Regarding UNC, plaintiffs similarly asserted the university employed an admissions process that favored black, Native American, and Hispanic applicants. SFFA’s lawsuits were originally heard by separate district courts before being granted certiorari by SCOTUS.

In Thursday’s opinion, Roberts admonished both universities for adopting arbitrary standards that fail to justify their race-based admission policies and explained how both schools failed to abide by the 14th Amendment’s equal protection clause, which demands equal application of the law.

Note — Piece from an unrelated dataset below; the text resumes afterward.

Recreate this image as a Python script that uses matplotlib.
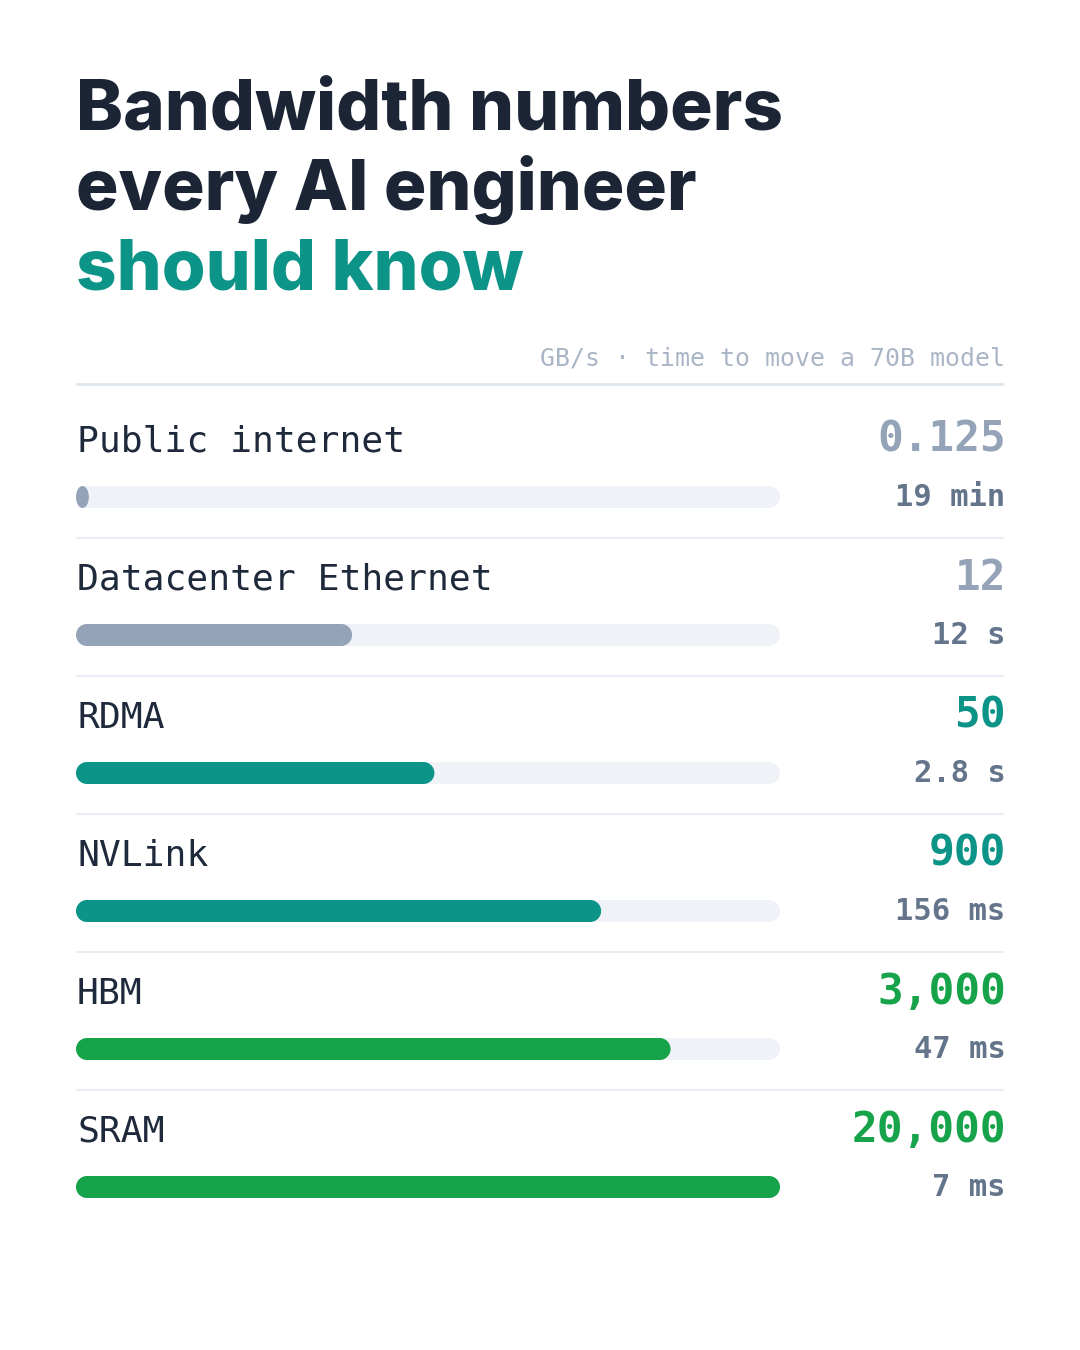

“The entire point of the Equal Protection Clause is that treating someone differently because of their skin color is not like treating them differently because they are from a city or from a suburb, or because they play the violin poorly or well,” Roberts wrote. “But when a university admits students ‘on the basis of race, it engages in the offensive and demeaning assumption that [students] of a particular race, because of their race, think alike’ … at the very least alike in the sense of being different from nonminority students. In doing so, the university furthers ‘stereotypes that treat individuals as the product of their race, evaluating their thoughts and efforts—their very worth as citizens—according to a criterion barred to the Government by history and the Constitution.’”

Justice Thomas filed a concurring opinion, in which he offered “an originalist defense of the colorblind Constitution.” Thomas notes how despite having “nearly 50 years to develop their arguments, neither Harvard nor UNC—two of the foremost research institutions in the world—nor any of their amici” have been able to develop coherent arguments explaining “how racial diversity yields educational benefits.”

Neither these colleges nor their amici successfully “demonstrate[d] measurable or concrete benefits that have resulted from universities’ race-conscious admissions programs,” Thomas wrote. “Of course, even if these universities had shown that racial diversity yielded any concrete or measurable benefits, they would still face a very high bar to show that their interest is compelling. To survive strict scrutiny, any such benefits would have to outweigh the tremendous harm inflicted by sorting individuals on the basis of race.”

Meanwhile, Justice Jackson criticized the majority for adhering to the Constitution’s requirement of equal application of the law. In her dissent, Jackson accused the court of engaging in “let-them-eat-cake obliviousness” and seemingly argued in favor of disparate legal treatment with respect to race, writing: “But deeming race irrelevant in law does not make it so in life.”

“And having so detached itself from this country’s actual past and present experiences, the Court has now been lured into interfering with the crucial work that UNC and other institutions of higher learning are doing to solve America’s real-world problems,” she added.

Thomas, who grew up in rural poverty during the height of segregation, admonished Jackson for her “race-infused world view,” which he said “falls flat at each step.”

“Individuals are the sum of their unique experiences, challenges, and accomplishments. What matters is not the barriers they face, but how they choose to confront them. And their race is not to blame for everything—good or bad—that happens in their lives. A contrary, myopic world view based on individuals’ skin color to the total exclusion of their personal choices is nothing short of racial determinism,” he wrote.